Beaucoup d'auteurs aiment s'entourer de livres. Comment s'y prendre pour aménager une pièce débordante de livres tout en s'assurant qu'elle reste agréable, voire inspirante ? Voici les conseils de Claudia Larochelle, Mélanie Vincelette et Rafaële Germain.

CLAUDIA LAROCHELLE

En mars dernier, Claudia et son conjoint ont déménagé dans un vieil immeuble de Montréal datant de 1925. Leur priorité: aménager un havre de lecture pour la famille, chacun aimant passer de longues heures le nez dans les livres.

La pièce double qui fait office de salon et de salle à manger accueille ainsi pas moins de six bibliothèques Billy du géant IKEA. On trouve également des tonnes de jetés, des plantes et un coin lecture pour la jeune fille du couple.

«De mon bureau à la cuisine en passant par la salle de bains, je garde des livres partout, raconte Claudia. La pièce en avant est ma préférée pour lire. On y trouve une grande fenêtre qui donne sur la rue, avec vue sur l'église, et la lumière naturelle y est magnifique. Comme je suis frileuse, mon grand plaisir dans la vie est de me coller sur la vieille plinthe avec mon livre et ma tasse de thé. C'est dans cette chaise que je me prépare pour l'émission Lire, mais aussi que j'emmagasine des mots, des ambiances, que je m'inspire pour écrire ma propre fiction.»

En plus des livres, on trouve dans sa bibliothèque...

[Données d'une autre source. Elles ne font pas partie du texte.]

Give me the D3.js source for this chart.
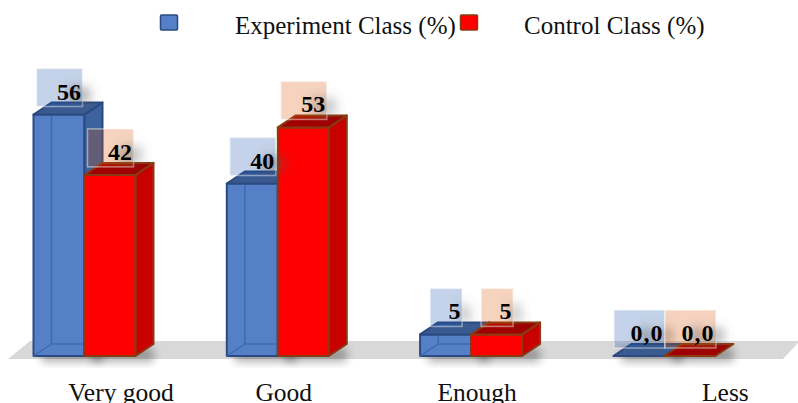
<!DOCTYPE html>
<html>
<head>
<meta charset="utf-8">
<script src="https://cdn.jsdelivr.net/npm/d3@7"></script>
<style>
  html, body { margin: 0; padding: 0; background: #fff; overflow: hidden; }
  svg { display: block; }
  text { font-family: "Liberation Serif", serif; fill: #111; }
</style>
</head>
<body>
<script>
// Chart data
const categories = ["Very good", "Good", "Enough", "Less"];
const experimentValues = [56, 40, 5, 0];
const controlValues = [42, 53, 5, 0];
const seriesNames = ["Experiment Class (%)", "Control Class (%)"];

// Horizontal nudges of the category captions relative to their group centres
const captionShift = [36.5, 6, 6, 61];

const width = 798, height = 403;
const baseY = 356, depthX = 18, depthY = 12;

const palette = [
  { front: "#5580C8", side: "#3C62A0", top: "#3A5B92", stroke: "#2B4A80",
    box: "#1850AC" },
  { front: "#FF0000", side: "#C80000", top: "#A00000", stroke: "#8A3A12",
    box: "#D74F00" }
];

const svg = d3.select("body").append("svg")
  .attr("width", width).attr("height", height);

const defs = svg.append("defs");
const textShadow = defs.append("filter").attr("id", "textShadow")
  .attr("x", "-60%").attr("y", "-60%").attr("width", "260%").attr("height", "240%");
textShadow.append("feGaussianBlur").attr("stdDeviation", 6);

const barShadow = defs.append("filter").attr("id", "barShadow")
  .attr("x", "-30%").attr("y", "-30%").attr("width", "170%").attr("height", "170%");
barShadow.append("feGaussianBlur").attr("stdDeviation", 4);

// Scales
const x0 = d3.scaleBand().domain(d3.range(categories.length))
  .range([33.5, 33.5 + 193.3 * 3 + 102]).paddingInner(91.3 / 193.3).paddingOuter(0);
const x1 = d3.scaleBand().domain([0, 1]).range([0, x0.bandwidth()]);
const y = d3.scaleLinear().domain([0, 56]).range([baseY, 114.5]);

const rows = [];
categories.forEach((c, i) => {
  [experimentValues[i], controlValues[i]].forEach((v, s) => {
    rows.push({ cat: i, series: s, value: v });
  });
});
const poly = pts => pts.map(p => p.join(",")).join(" ");

// Floor plane
const floorLeft = x0(0) - 25.5, floorRight = 783;
svg.append("polygon")
  .attr("fill", "#D9D8D8")
  .attr("points", poly([
    [floorLeft, baseY + 3], [floorRight, baseY + 3],
    [floorRight + 17, baseY - 15], [floorLeft + 22, baseY - 15]
  ]));

// Soft shadows cast by the columns on the floor
svg.append("g").selectAll("rect").data(rows).join("rect")
  .attr("x", d => x0(d.cat) + x1(d.series) + 8)
  .attr("width", x1.bandwidth() + 10)
  .attr("y", baseY - 8)
  .attr("height", 14)
  .attr("fill", "#000").attr("opacity", 0.3)
  .attr("filter", "url(#barShadow)");

// Columns: back edges, front, side and top faces
const bars = svg.append("g").selectAll("g").data(rows).join("g")
  .attr("stroke-linejoin", "round");

bars.each(function (d) {
  const g = d3.select(this), c = palette[d.series];
  const l = x0(d.cat) + x1(d.series), r = l + x1.bandwidth();
  const t = y(d.value), b = baseY;

  if (d.value > 0) {
    g.append("polygon").attr("points", poly([[l, t], [r, t], [r, b], [l, b]]))
      .attr("fill", c.front).attr("stroke", c.stroke).attr("stroke-width", 2);
    if (d.series === 0) {
      // Hidden edges seen through the translucent blue front
      g.append("path")
        .attr("d", `M${l + depthX},${t - depthY}V${b - depthY}H${r}M${l},${b}L${l + depthX},${b - depthY}`)
        .attr("fill", "none").attr("stroke", "#3F69AE").attr("stroke-width", 1.5);
    }
    g.append("polygon")
      .attr("points", poly([[r, t], [r + depthX, t - depthY], [r + depthX, b - depthY], [r, b]]))
      .attr("fill", c.side).attr("stroke", c.stroke).attr("stroke-width", 2);
  }
  g.append("polygon")
    .attr("points", poly([[l, t], [l + depthX, t - depthY], [r + depthX, t - depthY], [r, t]]))
    .attr("fill", c.top).attr("stroke", c.stroke).attr("stroke-width", 2);
});

// Value labels
const formatValue = v => v === 0 ? "0,0" : String(v);
const boxWidth = v => v === 0 ? 51 : (v < 10 ? 32 : 46);
const boxHeight = 38;
const labelSpacing = v => v === 0 ? 1 : 0;

const labels = svg.append("g").selectAll("g").data(rows).join("g")
  .attr("transform", d => {
    const cx = x0(d.cat) + x1(d.series) + x1.bandwidth() / 2 + 0.5;
    return `translate(${cx},${y(d.value) - 8})`;
  });

labels.append("rect")
  .attr("x", d => -boxWidth(d.value) / 2)
  .attr("y", -boxHeight)
  .attr("width", d => boxWidth(d.value))
  .attr("height", boxHeight)
  .attr("fill", d => palette[d.series].box)
  .attr("fill-opacity", 0.25)
  .attr("stroke", "#fff").attr("stroke-opacity", 0.45).attr("stroke-width", 1.5);

labels.append("text")
  .attr("x", d => boxWidth(d.value) / 2 + 8)
  .attr("y", -5)
  .attr("text-anchor", "end")
  .attr("font-size", 24).attr("font-weight", "bold")
  .attr("letter-spacing", d => labelSpacing(d.value))
  .style("fill", "#555")
  .attr("filter", "url(#textShadow)")
  .text(d => formatValue(d.value));

labels.append("text")
  .attr("x", d => boxWidth(d.value) / 2 - 1.5)
  .attr("y", -7)
  .attr("text-anchor", "end")
  .attr("font-size", 24).attr("font-weight", "bold")
  .attr("letter-spacing", d => labelSpacing(d.value))
  .style("fill", "#000")
  .text(d => formatValue(d.value));

// Category captions
svg.append("g").selectAll("text").data(categories).join("text")
  .attr("x", (d, i) => x0(i) + x0.bandwidth() / 2 + captionShift[i])
  .attr("y", 401)
  .attr("text-anchor", "middle")
  .attr("font-size", 25.5)
  .text(d => d);

// Legend
const legendSwatchX = [160.5, 460.5];
const legendTextX = [235, 524];
const legend = svg.append("g").selectAll("g").data(seriesNames).join("g");
legend.append("rect")
  .attr("x", (d, i) => legendSwatchX[i]).attr("y", 15)
  .attr("width", 17).attr("height", 15).attr("rx", 1)
  .attr("fill", (d, i) => palette[i].front)
  .attr("stroke", (d, i) => palette[i].stroke).attr("stroke-width", 1.5);
legend.append("text")
  .attr("x", (d, i) => legendTextX[i]).attr("y", 34)
  .attr("font-size", 25)
  .text(d => d);
</script>
</body>
</html>
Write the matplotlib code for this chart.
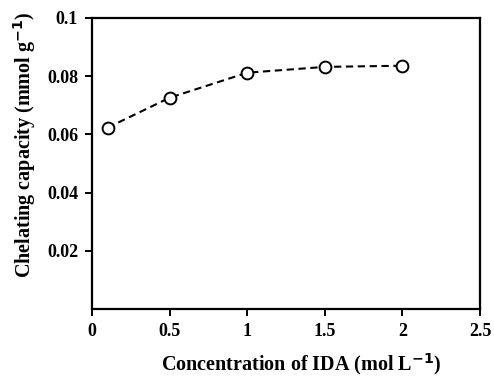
import matplotlib
matplotlib.use("Agg")
import matplotlib.pyplot as plt

conc = [0.1, 0.5, 1.0, 1.5, 2.0]
capacity = [0.0623, 0.0726, 0.0812, 0.0832, 0.0836]
xticks = [0, 0.5, 1, 1.5, 2, 2.5]
xticklabels = ["0", "0.5", "1", "1.5", "2", "2.5"]
yticks = [0.02, 0.04, 0.06, 0.08, 0.1]
yticklabels = ["0.02", "0.04", "0.06", "0.08", "0.1"]

plt.rcParams['font.family'] = ['Liberation Serif', 'DejaVu Serif']
plt.rcParams['font.weight'] = 'bold'
plt.rcParams['mathtext.fontset'] = 'custom'
plt.rcParams['mathtext.rm'] = 'Liberation Serif:bold'

fig = plt.figure(figsize=(4.94, 3.80), dpi=100)
ax = fig.add_axes([92/494, 1-309/380, (480-92)/494, (309-18)/380])
ax.plot(conc, capacity, linestyle=(0, (3.5, 2.2)), color='black', linewidth=1.5,
        marker='o', markersize=8.5, markerfacecolor='white', markeredgecolor='black',
        markeredgewidth=1.4)
ax.set_xlim(0, 2.5)
ax.set_ylim(0, 0.1)
ax.set_xticks(xticks)
ax.set_xticklabels(xticklabels, fontsize=13, fontweight='bold')
ax.set_yticks(yticks)
ax.set_yticklabels(yticklabels, fontsize=13, fontweight='bold')
ax.tick_params(direction='out', length=5, width=1.4, top=False, right=False, pad=5)
for s in ax.spines.values():
    s.set_linewidth(1.6)
ax.set_xlabel(r'Concentration of IDA (mol L$^{\mathbf{-1}}$)', fontsize=14.5, fontweight='bold')
ax.set_ylabel(r'Chelating capacity (mmol g$^{\mathbf{-1}}$)', fontsize=14.5, fontweight='bold')
ax.xaxis.set_label_coords(0.54, -0.145)
ax.yaxis.set_label_coords(-0.14, 0.565)
fig.savefig("out.png", dpi=100)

«Mes bibliothèques débordent de vieilles photos en noir et blanc, d'instruments de musique, de souvenirs de famille et d'objets de valeur sentimentale que ma fille peut manipuler à sa guise. On trouve aussi une vis égarée, une ampoule oubliée, etc. J'aime les bibliothèques qui ont de la vie et du cachet.»

Son système de classement

«Je ne suis vraiment pas organisée! Quand on a emménagé, la tante de mon conjoint avait mis ses gants blancs et avait classé tous nos livres par genre. Malheureusement, il reste peu de son classement extraordinaire! Généralement, j'essaie de regrouper mes livres par auteur. Christine Angot a sa propre rangée. Idem pour Annie Ernaux et Louise Dupré. Mes chouchous ont droit à un traitement de faveur!»

Prêteuse ou collectionneuse?

«Je préfère que les livres circulent. J'aime prêter mes coups de coeur et recommander des lectures.»

Pour moi,une bibliothèque, c'est...

«Non seulement un objet de décoration, mais aussi un objet rassembleur. Nos familles et amis viennent souvent bouquiner dans cette pièce. Ils fouinent, ils s'inspirent, ils nous empruntent des livres avant de partir en vacances...»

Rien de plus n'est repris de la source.